His organisation has records of UK tornado frequency and strength since 1960, and these shows a long-running average between then and 2000 of about 33 a year in Britain. (The annual figures can be as low as 15, or as high as 160, as in the exceptional year of 1981.)

But in the past five years, Torro has recorded a big increase in reported British tornadoes, up to between 60 and 70. Does this mean UK tornadoes are suddenly on the increase, and is this perhaps a sign of climate change? Probably not, says Dr Meaden. He thinks it is more a factor of increased publicity and interest, added to much more available recording equipment such as cameras in mobile phones.

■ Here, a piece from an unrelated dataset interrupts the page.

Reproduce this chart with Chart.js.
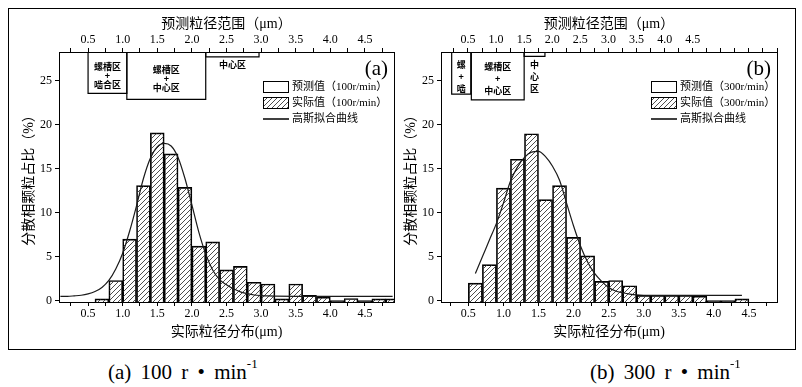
<!DOCTYPE html>
<html>
<head>
<meta charset="utf-8">
<script src="https://cdn.jsdelivr.net/npm/chart.js@4"></script>
<style>
  body { margin: 0; background: #fff; width: 802px; height: 387px; position: relative; overflow: hidden; }
  #frame { position: absolute; left: 8px; top: 8px; width: 788px; height: 342px; border: 1px solid #000; box-sizing: border-box; }
  canvas { position: absolute; top: 0; }
  #ca { left: 0; }
  #cb { left: 382px; }
  .cap { position: absolute; top: 359px; font: 21px "Liberation Serif", "Noto Sans CJK SC", serif; color: #000; white-space: nowrap; word-spacing: 4px; }
  .cap sup { font-size: 13px; position: relative; top: -3px; }
</style>
</head>
<body>
<div id="frame"></div>
<canvas id="ca" width="400" height="350"></canvas>
<canvas id="cb" width="418" height="350"></canvas>
<div class="cap" style="left:108px">(a) 100 r • min<sup>-1</sup></div>
<div class="cap" style="left:590px">(b) 300 r • min<sup>-1</sup></div>
<script>
// histogram bins (bin centres, width 0.2 µm) and measured share (%)
const binsA = [0.7, 0.9, 1.1, 1.3, 1.5, 1.7, 1.9, 2.1, 2.3, 2.5, 2.7, 2.9, 3.1, 3.3, 3.5, 3.7, 3.9, 4.1, 4.3, 4.5, 4.7, 4.9];
const valsA = [0.2, 2.3, 7.0, 13.1, 19.1, 16.7, 12.9, 6.2, 6.7, 3.5, 3.9, 2.1, 1.9, 0.2, 1.9, 0.6, 0.4, 0, 0.25, 0, 0.2, 0.2];

const binsB = [0.6, 0.8, 1.0, 1.2, 1.4, 1.6, 1.8, 2.0, 2.2, 2.4, 2.6, 2.8, 3.0, 3.2, 3.4, 3.6, 3.8, 4.0, 4.2, 4.4];
const valsB = [2.0, 4.1, 12.8, 16.1, 19.0, 11.5, 13.1, 7.2, 5.1, 2.2, 2.3, 1.7, 0.6, 0.6, 0.6, 0.6, 0.5, 0, 0, 0.2];

// gaussian fit curves
const fitXA = [0.1, 0.2, 0.3, 0.4, 0.5, 0.6, 0.7, 0.8, 0.9, 1.0, 1.1, 1.2, 1.3, 1.4, 1.5, 1.6, 1.7, 1.8, 1.9, 2.0,
               2.1, 2.2, 2.3, 2.4, 2.5, 2.6, 2.7, 2.8, 2.9, 3.0, 3.1, 3.2, 3.5, 4.0, 4.5, 4.9];
const fitYA = [0.5, 0.5, 0.55, 0.62, 0.78, 1.05, 1.5, 2.3, 3.6, 5.4, 7.9, 10.8, 13.9, 16.2, 17.5, 17.9, 17.6, 16.3, 13.9, 10.9,
               7.8, 5.3, 3.5, 2.4, 1.8, 1.35, 1.0, 0.8, 0.65, 0.58, 0.54, 0.52, 0.5, 0.5, 0.5, 0.5];

const fitXB = [0.6, 0.7, 0.8, 0.9, 1.0, 1.1, 1.2, 1.3, 1.4, 1.5, 1.6, 1.7, 1.8, 1.9, 2.0, 2.1, 2.2, 2.3, 2.4, 2.5,
               2.6, 2.7, 2.8, 2.9, 3.0, 3.2, 3.6, 4.0, 4.4];
const fitYB = [3.1, 5.0, 6.9, 8.8, 11.1, 13.6, 15.2, 16.3, 16.9, 17.0, 16.4, 15.3, 13.7, 11.1, 8.5, 6.2, 4.4, 3.1, 2.2, 1.5,
               1.1, 0.9, 0.75, 0.66, 0.62, 0.6, 0.6, 0.6, 0.6];

// predicted size ranges (top axis, µm) and how far down each box reaches (%)
const predLoA = [0.5, 1.06, 2.2];
const predHiA = [1.06, 2.2, 2.97];
const predBottomA = [23.6, 22.9, 27.75];
const predTextA = [['螺槽区', '+', '啮合区'], ['螺槽区', '+', '中心区'], ['中心区']];

const predLoB = [0.21, 0.56, 1.5];
const predHiB = [0.55, 1.5, 1.87];
const predBottomB = [23.5, 22.85, 27.8];
const predTextB = [['螺', '+', '啮'], ['螺槽区', '+', '中心区'], ['中', '心', '区']];

const yTicks = [0, 5, 10, 15, 20, 25];

const SERIF = '"Liberation Serif", "Noto Sans CJK SC", serif';
const CJK = '"Noto Sans CJK SC", sans-serif';
const Y_MIN = -0.15, Y_MAX = 28.3;

function hatch() {
  const c = document.createElement('canvas');
  c.width = c.height = 5;
  const g = c.getContext('2d');
  g.strokeStyle = '#3a3a3a';
  g.lineWidth = 0.9;
  g.beginPath();
  g.moveTo(0, 5); g.lineTo(5, 0);
  g.moveTo(-1, 1); g.lineTo(1, -1);
  g.moveTo(4, 6); g.lineTo(6, 4);
  g.stroke();
  return g.createPattern(c, 'repeat');
}
const hatchFill = hatch();

const panelPlugin = {
  id: 'panel',
  afterDraw(chart, args, o) {
    const { ctx, chartArea: a } = chart;
    const xt = chart.scales.x2, y = chart.scales.y;
    ctx.save();
    ctx.fillStyle = '#000';
    ctx.textAlign = 'center';
    ctx.textBaseline = 'middle';
    // labels of the predicted-range boxes
    ctx.font = 'bold 9px ' + CJK;
    o.predLo.forEach((lo, i) => {
      const cx = (xt.getPixelForValue(lo) + xt.getPixelForValue(o.predHi[i])) / 2;
      const bot = y.getPixelForValue(o.predBottom[i]);
      const lines = o.predText[i];
      let y0;
      if (bot - a.top < 20) y0 = bot + 8;
      else y0 = (a.top + bot) / 2 + 3 - (lines.length - 1) * o.gap / 2;
      lines.forEach((t, k) => ctx.fillText(t, cx, y0 + k * o.gap));
    });
    // panel tag
    ctx.font = '21px ' + SERIF;
    ctx.textAlign = 'right';
    ctx.fillText(o.tag, a.right - 6, a.top + 17);
    // legend
    const bx = a.right - o.legendOffset, bw = 25;
    const rows = [a.top + 35, a.top + 51, a.top + 67];
    ctx.lineWidth = 1;
    ctx.strokeStyle = '#000';
    ctx.strokeRect(bx + 0.5, rows[0] - 5.5, bw, 11);
    ctx.fillStyle = hatchFill;
    ctx.fillRect(bx + 0.5, rows[1] - 5.5, bw, 11);
    ctx.strokeRect(bx + 0.5, rows[1] - 5.5, bw, 11);
    ctx.lineWidth = 1.5;
    ctx.beginPath();
    ctx.moveTo(bx, rows[2]); ctx.lineTo(bx + bw + 1, rows[2]);
    ctx.stroke();
    ctx.fillStyle = '#000';
    ctx.textAlign = 'left';
    ctx.font = '11px ' + SERIF;
    o.legend.forEach((t, k) => ctx.fillText(t, bx + bw + 4, rows[k]));
    ctx.restore();
  }
};

function axisX(pos, min, max, title, titlePad, height) {
  return {
    type: 'linear', position: pos, min: min, max: max, offset: false,
    ticks: {
      stepSize: 0.25, includeBounds: false, autoSkip: false, maxRotation: 0, padding: 1,
      color: '#000', font: { family: SERIF, size: 12 },
      callback: v => (Math.abs(v * 2 - Math.round(v * 2)) < 1e-6 && v >= 0.5 && v <= 4.5 ? v.toFixed(1) : '')
    },
    grid: { drawOnChartArea: false, tickLength: 4, color: '#000', offset: false },
    border: { color: '#000', width: 1 },
    title: { display: true, text: title, color: '#000', font: { family: SERIF, size: 14 }, padding: titlePad },
    afterFit: s => { s.height = height; }
  };
}

function build(id, p) {
  const boxes = p.predLo.map((lo, i) => ({
    type: 'line', xAxisID: 'x2', yAxisID: 'y', order: 1,
    data: [{ x: lo, y: Y_MAX }, { x: lo, y: p.predBottom[i] }, { x: p.predHi[i], y: p.predBottom[i] }, { x: p.predHi[i], y: Y_MAX }],
    borderColor: '#000', borderWidth: 1.2, pointRadius: 0, tension: 0, fill: false
  }));
  const chart = new Chart(document.getElementById(id), {
    type: 'bar',
    data: {
      datasets: [
        {
          type: 'line', order: 0, xAxisID: 'x', yAxisID: 'y',
          data: p.fitX.map((x, i) => ({ x: x, y: p.fitY[i] })),
          borderColor: '#1a1a1a', borderWidth: 1.2, pointRadius: 0, tension: 0.4, cubicInterpolationMode: 'monotone', fill: false
        },
        ...boxes,
        {
          type: 'bar', order: 2, xAxisID: 'x', yAxisID: 'y', grouped: false,
          data: p.bins.map((x, i) => ({ x: x, y: p.vals[i] })),
          backgroundColor: hatchFill, borderColor: '#000', borderWidth: 1,
          barPercentage: 1, categoryPercentage: 1, base: Y_MIN
        }
      ]
    },
    options: {
      responsive: false, animation: false, events: [],
      layout: { padding: { left: 10, right: p.padRight, top: 8, bottom: 8 } },
      plugins: {
        legend: { display: false }, tooltip: { enabled: false },
        panel: { predLo: p.predLo, predHi: p.predHi, predBottom: p.predBottom, predText: p.predText,
                 gap: p.gap, tag: p.tag, legend: p.legend, legendOffset: p.legendOffset }
      },
      scales: {
        x: axisX('bottom', p.xMin, p.xMax, '实际粒径分布(μm)', { top: 0, bottom: 1 }, 40),
        x2: axisX('top', p.topMin, p.topMax, '预测粒径范围（μm）', { top: 8, bottom: 0 }, 44),
        y: {
          min: Y_MIN, max: Y_MAX,
          ticks: { stepSize: 5, includeBounds: false, padding: 3, color: '#000', font: { family: SERIF, size: 12 },
                   callback: v => (yTicks.includes(v) ? String(v) : '') },
          grid: { drawOnChartArea: false, tickLength: 4, color: '#000' },
          border: { color: '#000', width: 1 },
          title: { display: true, text: '分散相颗粒占比（%）', color: '#000', font: { family: SERIF, size: 14 }, padding: { top: 11, bottom: 0 } },
          afterFit: s => { s.width = 49; }
        },
        y2: {
          position: 'right', min: Y_MIN, max: Y_MAX,
          ticks: { display: false },
          grid: { drawOnChartArea: false, drawTicks: false },
          border: { color: '#000', width: 1 },
          afterFit: s => { s.width = 0; }
        }
      }
    },
    plugins: [panelPlugin]
  });
  // bar width = one bin, measured on the x scale
  const xs = chart.scales.x;
  const bars = chart.data.datasets[chart.data.datasets.length - 1];
  bars.barThickness = xs.getPixelForValue(p.bins[1]) - xs.getPixelForValue(p.bins[0]);
  chart.update();
  return chart;
}

build('ca', {
  bins: binsA, vals: valsA, fitX: fitXA, fitY: fitYA,
  predLo: predLoA, predHi: predHiA, predBottom: predBottomA, predText: predTextA, gap: 9,
  xMin: 0.08, xMax: 4.92, topMin: 0.08, topMax: 4.92, padRight: 6,
  tag: '(a)', legendOffset: 131,
  legend: ['预测值（100r/min）', '实际值（100r/min）', '高斯拟合曲线']
});

build('cb', {
  bins: binsB, vals: valsB, fitX: fitXB, fitY: fitYB,
  predLo: predLoB, predHi: predHiB, predBottom: predBottomB, predText: predTextB, gap: 12,
  xMin: 0.11, xMax: 4.9, topMin: 0.02, topMax: 6.0, padRight: 23,
  tag: '(b)', legendOffset: 126,
  legend: ['预测值（300r/min）', '实际值（300r/min）', '高斯拟合曲线']
});
</script>
</body>
</html>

In fact, he says, it is not possible to differentiate between a real increase in UK tornadoes in recent years and an increase in the effort in observing them.

A warmer world might be expected to produce more tornadoes, because there will be more heat energy and water vapour in the atmosphere, but there is not the direct link as there is with hurricanes, whose formation is crucially dependent on sea-surface temperature.